### Problem details
Write out the material exactly, leaving every picture behind.

### Supplied information
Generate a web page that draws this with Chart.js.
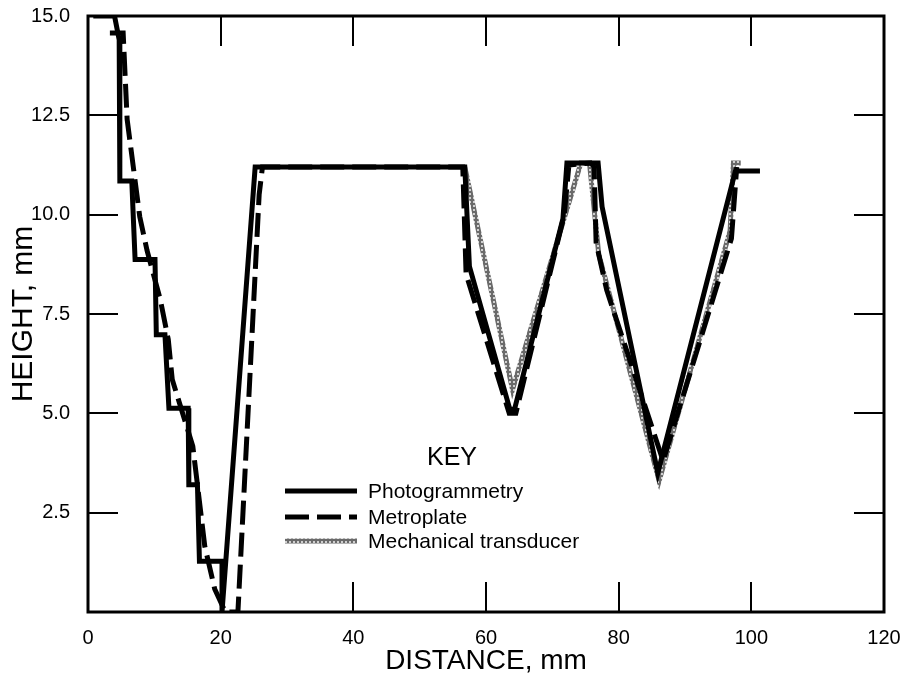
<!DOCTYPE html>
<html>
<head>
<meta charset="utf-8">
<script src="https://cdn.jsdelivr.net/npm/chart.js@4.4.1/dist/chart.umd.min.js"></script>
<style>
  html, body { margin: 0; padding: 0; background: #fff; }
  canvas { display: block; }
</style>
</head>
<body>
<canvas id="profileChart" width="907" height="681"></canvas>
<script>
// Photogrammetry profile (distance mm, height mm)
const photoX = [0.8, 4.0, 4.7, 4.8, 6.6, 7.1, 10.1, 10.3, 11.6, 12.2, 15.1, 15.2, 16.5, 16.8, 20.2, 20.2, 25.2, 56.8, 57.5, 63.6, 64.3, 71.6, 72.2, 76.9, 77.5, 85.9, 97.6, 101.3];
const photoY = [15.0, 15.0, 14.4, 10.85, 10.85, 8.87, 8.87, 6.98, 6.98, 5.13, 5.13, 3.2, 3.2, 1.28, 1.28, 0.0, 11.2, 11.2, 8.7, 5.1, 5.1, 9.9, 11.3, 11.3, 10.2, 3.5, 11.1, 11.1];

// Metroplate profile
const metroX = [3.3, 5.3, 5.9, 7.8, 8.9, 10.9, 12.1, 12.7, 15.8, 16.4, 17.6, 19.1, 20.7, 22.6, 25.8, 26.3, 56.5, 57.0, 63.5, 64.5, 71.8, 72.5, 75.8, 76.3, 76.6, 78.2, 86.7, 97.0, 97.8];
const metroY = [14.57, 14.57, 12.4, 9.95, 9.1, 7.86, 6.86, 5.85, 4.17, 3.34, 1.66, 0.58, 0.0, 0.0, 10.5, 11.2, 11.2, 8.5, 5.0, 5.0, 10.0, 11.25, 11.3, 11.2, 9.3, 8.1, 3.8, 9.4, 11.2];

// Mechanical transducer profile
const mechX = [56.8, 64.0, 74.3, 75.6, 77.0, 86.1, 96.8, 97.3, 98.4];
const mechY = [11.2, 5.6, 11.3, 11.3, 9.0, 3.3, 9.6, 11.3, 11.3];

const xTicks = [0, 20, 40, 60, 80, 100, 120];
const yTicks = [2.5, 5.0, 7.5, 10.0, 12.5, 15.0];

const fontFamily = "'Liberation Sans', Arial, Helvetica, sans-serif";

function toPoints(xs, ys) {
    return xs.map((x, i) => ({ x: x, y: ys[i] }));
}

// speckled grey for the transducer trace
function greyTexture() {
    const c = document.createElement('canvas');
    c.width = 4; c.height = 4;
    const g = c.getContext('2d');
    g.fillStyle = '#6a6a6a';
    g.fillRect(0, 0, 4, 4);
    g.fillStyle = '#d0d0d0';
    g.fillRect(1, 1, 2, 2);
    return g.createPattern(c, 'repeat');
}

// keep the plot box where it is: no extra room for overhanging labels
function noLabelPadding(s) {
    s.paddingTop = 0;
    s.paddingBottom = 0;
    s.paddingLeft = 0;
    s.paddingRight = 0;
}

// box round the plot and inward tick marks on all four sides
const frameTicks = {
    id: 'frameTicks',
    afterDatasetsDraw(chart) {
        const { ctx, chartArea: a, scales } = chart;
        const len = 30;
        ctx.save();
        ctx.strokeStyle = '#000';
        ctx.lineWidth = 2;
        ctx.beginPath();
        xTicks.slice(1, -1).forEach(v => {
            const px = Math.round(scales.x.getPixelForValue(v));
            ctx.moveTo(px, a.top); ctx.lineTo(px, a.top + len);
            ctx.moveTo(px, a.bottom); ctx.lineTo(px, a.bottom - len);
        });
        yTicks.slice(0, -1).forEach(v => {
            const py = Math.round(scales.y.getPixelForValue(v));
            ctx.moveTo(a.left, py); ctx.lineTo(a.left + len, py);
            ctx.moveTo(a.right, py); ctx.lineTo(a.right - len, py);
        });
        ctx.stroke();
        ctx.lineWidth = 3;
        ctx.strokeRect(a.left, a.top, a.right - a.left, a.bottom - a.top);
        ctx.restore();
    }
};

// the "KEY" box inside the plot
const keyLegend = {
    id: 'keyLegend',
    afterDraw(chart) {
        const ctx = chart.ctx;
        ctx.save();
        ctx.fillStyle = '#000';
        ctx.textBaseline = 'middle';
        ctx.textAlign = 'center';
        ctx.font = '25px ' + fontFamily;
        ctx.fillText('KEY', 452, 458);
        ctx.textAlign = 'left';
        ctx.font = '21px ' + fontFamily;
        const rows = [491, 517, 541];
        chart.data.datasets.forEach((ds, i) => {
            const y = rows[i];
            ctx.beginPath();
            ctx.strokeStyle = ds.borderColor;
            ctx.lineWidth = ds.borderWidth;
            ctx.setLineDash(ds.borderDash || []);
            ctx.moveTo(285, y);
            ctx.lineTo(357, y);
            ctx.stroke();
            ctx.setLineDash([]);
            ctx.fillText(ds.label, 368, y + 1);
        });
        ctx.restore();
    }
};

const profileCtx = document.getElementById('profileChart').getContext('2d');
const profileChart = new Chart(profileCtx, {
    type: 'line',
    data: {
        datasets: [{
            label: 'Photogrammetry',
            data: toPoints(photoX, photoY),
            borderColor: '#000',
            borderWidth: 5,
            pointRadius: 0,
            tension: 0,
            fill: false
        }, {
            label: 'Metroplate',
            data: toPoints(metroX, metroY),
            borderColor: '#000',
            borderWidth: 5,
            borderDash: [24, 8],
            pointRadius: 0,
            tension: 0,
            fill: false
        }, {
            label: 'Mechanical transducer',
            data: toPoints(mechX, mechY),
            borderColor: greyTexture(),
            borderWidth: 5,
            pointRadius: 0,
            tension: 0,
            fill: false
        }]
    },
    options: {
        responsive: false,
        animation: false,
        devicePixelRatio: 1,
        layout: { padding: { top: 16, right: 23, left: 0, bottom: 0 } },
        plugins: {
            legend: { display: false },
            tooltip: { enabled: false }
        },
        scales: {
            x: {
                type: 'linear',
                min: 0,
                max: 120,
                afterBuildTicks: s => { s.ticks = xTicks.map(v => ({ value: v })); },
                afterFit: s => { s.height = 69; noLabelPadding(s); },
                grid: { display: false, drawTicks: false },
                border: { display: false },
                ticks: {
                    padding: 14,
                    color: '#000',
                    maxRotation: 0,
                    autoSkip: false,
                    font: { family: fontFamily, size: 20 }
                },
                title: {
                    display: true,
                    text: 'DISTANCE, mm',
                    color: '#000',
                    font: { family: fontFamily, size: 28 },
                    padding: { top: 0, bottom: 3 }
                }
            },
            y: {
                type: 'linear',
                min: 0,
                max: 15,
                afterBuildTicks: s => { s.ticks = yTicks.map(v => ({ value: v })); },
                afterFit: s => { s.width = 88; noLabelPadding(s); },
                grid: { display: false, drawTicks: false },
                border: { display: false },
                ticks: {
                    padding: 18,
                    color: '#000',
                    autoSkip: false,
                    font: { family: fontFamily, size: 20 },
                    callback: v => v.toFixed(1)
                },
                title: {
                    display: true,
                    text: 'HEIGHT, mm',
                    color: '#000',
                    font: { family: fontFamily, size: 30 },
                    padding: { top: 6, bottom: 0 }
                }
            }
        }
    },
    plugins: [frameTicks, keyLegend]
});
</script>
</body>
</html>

### Completed task
Generate a web page that draws this with Chart.js.
<!DOCTYPE html>
<html>
<head>
<meta charset="utf-8">
<script src="https://cdn.jsdelivr.net/npm/chart.js@4.4.1/dist/chart.umd.min.js"></script>
<style>
  html, body { margin: 0; padding: 0; background: #fff; }
  canvas { display: block; }
</style>
</head>
<body>
<canvas id="profileChart" width="907" height="681"></canvas>
<script>
// Photogrammetry profile (distance mm, height mm)
const photoX = [0.8, 4.0, 4.7, 4.8, 6.6, 7.1, 10.1, 10.3, 11.6, 12.2, 15.1, 15.2, 16.5, 16.8, 20.2, 20.2, 25.2, 56.8, 57.5, 63.6, 64.3, 71.6, 72.2, 76.9, 77.5, 85.9, 97.6, 101.3];
const photoY = [15.0, 15.0, 14.4, 10.85, 10.85, 8.87, 8.87, 6.98, 6.98, 5.13, 5.13, 3.2, 3.2, 1.28, 1.28, 0.0, 11.2, 11.2, 8.7, 5.1, 5.1, 9.9, 11.3, 11.3, 10.2, 3.5, 11.1, 11.1];

// Metroplate profile
const metroX = [3.3, 5.3, 5.9, 7.8, 8.9, 10.9, 12.1, 12.7, 15.8, 16.4, 17.6, 19.1, 20.7, 22.6, 25.8, 26.3, 56.5, 57.0, 63.5, 64.5, 71.8, 72.5, 75.8, 76.3, 76.6, 78.2, 86.7, 97.0, 97.8];
const metroY = [14.57, 14.57, 12.4, 9.95, 9.1, 7.86, 6.86, 5.85, 4.17, 3.34, 1.66, 0.58, 0.0, 0.0, 10.5, 11.2, 11.2, 8.5, 5.0, 5.0, 10.0, 11.25, 11.3, 11.2, 9.3, 8.1, 3.8, 9.4, 11.2];

// Mechanical transducer profile
const mechX = [56.8, 64.0, 74.3, 75.6, 77.0, 86.1, 96.8, 97.3, 98.4];
const mechY = [11.2, 5.6, 11.3, 11.3, 9.0, 3.3, 9.6, 11.3, 11.3];

const xTicks = [0, 20, 40, 60, 80, 100, 120];
const yTicks = [2.5, 5.0, 7.5, 10.0, 12.5, 15.0];

const fontFamily = "'Liberation Sans', Arial, Helvetica, sans-serif";

function toPoints(xs, ys) {
    return xs.map((x, i) => ({ x: x, y: ys[i] }));
}

// speckled grey for the transducer trace
function greyTexture() {
    const c = document.createElement('canvas');
    c.width = 4; c.height = 4;
    const g = c.getContext('2d');
    g.fillStyle = '#6a6a6a';
    g.fillRect(0, 0, 4, 4);
    g.fillStyle = '#d0d0d0';
    g.fillRect(1, 1, 2, 2);
    return g.createPattern(c, 'repeat');
}

// keep the plot box where it is: no extra room for overhanging labels
function noLabelPadding(s) {
    s.paddingTop = 0;
    s.paddingBottom = 0;
    s.paddingLeft = 0;
    s.paddingRight = 0;
}

// box round the plot and inward tick marks on all four sides
const frameTicks = {
    id: 'frameTicks',
    afterDatasetsDraw(chart) {
        const { ctx, chartArea: a, scales } = chart;
        const len = 30;
        ctx.save();
        ctx.strokeStyle = '#000';
        ctx.lineWidth = 2;
        ctx.beginPath();
        xTicks.slice(1, -1).forEach(v => {
            const px = Math.round(scales.x.getPixelForValue(v));
            ctx.moveTo(px, a.top); ctx.lineTo(px, a.top + len);
            ctx.moveTo(px, a.bottom); ctx.lineTo(px, a.bottom - len);
        });
        yTicks.slice(0, -1).forEach(v => {
            const py = Math.round(scales.y.getPixelForValue(v));
            ctx.moveTo(a.left, py); ctx.lineTo(a.left + len, py);
            ctx.moveTo(a.right, py); ctx.lineTo(a.right - len, py);
        });
        ctx.stroke();
        ctx.lineWidth = 3;
        ctx.strokeRect(a.left, a.top, a.right - a.left, a.bottom - a.top);
        ctx.restore();
    }
};

// the "KEY" box inside the plot
const keyLegend = {
    id: 'keyLegend',
    afterDraw(chart) {
        const ctx = chart.ctx;
        ctx.save();
        ctx.fillStyle = '#000';
        ctx.textBaseline = 'middle';
        ctx.textAlign = 'center';
        ctx.font = '25px ' + fontFamily;
        ctx.fillText('KEY', 452, 458);
        ctx.textAlign = 'left';
        ctx.font = '21px ' + fontFamily;
        const rows = [491, 517, 541];
        chart.data.datasets.forEach((ds, i) => {
            const y = rows[i];
            ctx.beginPath();
            ctx.strokeStyle = ds.borderColor;
            ctx.lineWidth = ds.borderWidth;
            ctx.setLineDash(ds.borderDash || []);
            ctx.moveTo(285, y);
            ctx.lineTo(357, y);
            ctx.stroke();
            ctx.setLineDash([]);
            ctx.fillText(ds.label, 368, y + 1);
        });
        ctx.restore();
    }
};

const profileCtx = document.getElementById('profileChart').getContext('2d');
const profileChart = new Chart(profileCtx, {
    type: 'line',
    data: {
        datasets: [{
            label: 'Photogrammetry',
            data: toPoints(photoX, photoY),
            borderColor: '#000',
            borderWidth: 5,
            pointRadius: 0,
            tension: 0,
            fill: false
        }, {
            label: 'Metroplate',
            data: toPoints(metroX, metroY),
            borderColor: '#000',
            borderWidth: 5,
            borderDash: [24, 8],
            pointRadius: 0,
            tension: 0,
            fill: false
        }, {
            label: 'Mechanical transducer',
            data: toPoints(mechX, mechY),
            borderColor: greyTexture(),
            borderWidth: 5,
            pointRadius: 0,
            tension: 0,
            fill: false
        }]
    },
    options: {
        responsive: false,
        animation: false,
        devicePixelRatio: 1,
        layout: { padding: { top: 16, right: 23, left: 0, bottom: 0 } },
        plugins: {
            legend: { display: false },
            tooltip: { enabled: false }
        },
        scales: {
            x: {
                type: 'linear',
                min: 0,
                max: 120,
                afterBuildTicks: s => { s.ticks = xTicks.map(v => ({ value: v })); },
                afterFit: s => { s.height = 69; noLabelPadding(s); },
                grid: { display: false, drawTicks: false },
                border: { display: false },
                ticks: {
                    padding: 14,
                    color: '#000',
                    maxRotation: 0,
                    autoSkip: false,
                    font: { family: fontFamily, size: 20 }
                },
                title: {
                    display: true,
                    text: 'DISTANCE, mm',
                    color: '#000',
                    font: { family: fontFamily, size: 28 },
                    padding: { top: 0, bottom: 3 }
                }
            },
            y: {
                type: 'linear',
                min: 0,
                max: 15,
                afterBuildTicks: s => { s.ticks = yTicks.map(v => ({ value: v })); },
                afterFit: s => { s.width = 88; noLabelPadding(s); },
                grid: { display: false, drawTicks: false },
                border: { display: false },
                ticks: {
                    padding: 18,
                    color: '#000',
                    autoSkip: false,
                    font: { family: fontFamily, size: 20 },
                    callback: v => v.toFixed(1)
                },
                title: {
                    display: true,
                    text: 'HEIGHT, mm',
                    color: '#000',
                    font: { family: fontFamily, size: 30 },
                    padding: { top: 6, bottom: 0 }
                }
            }
        }
    },
    plugins: [frameTicks, keyLegend]
});
</script>
</body>
</html>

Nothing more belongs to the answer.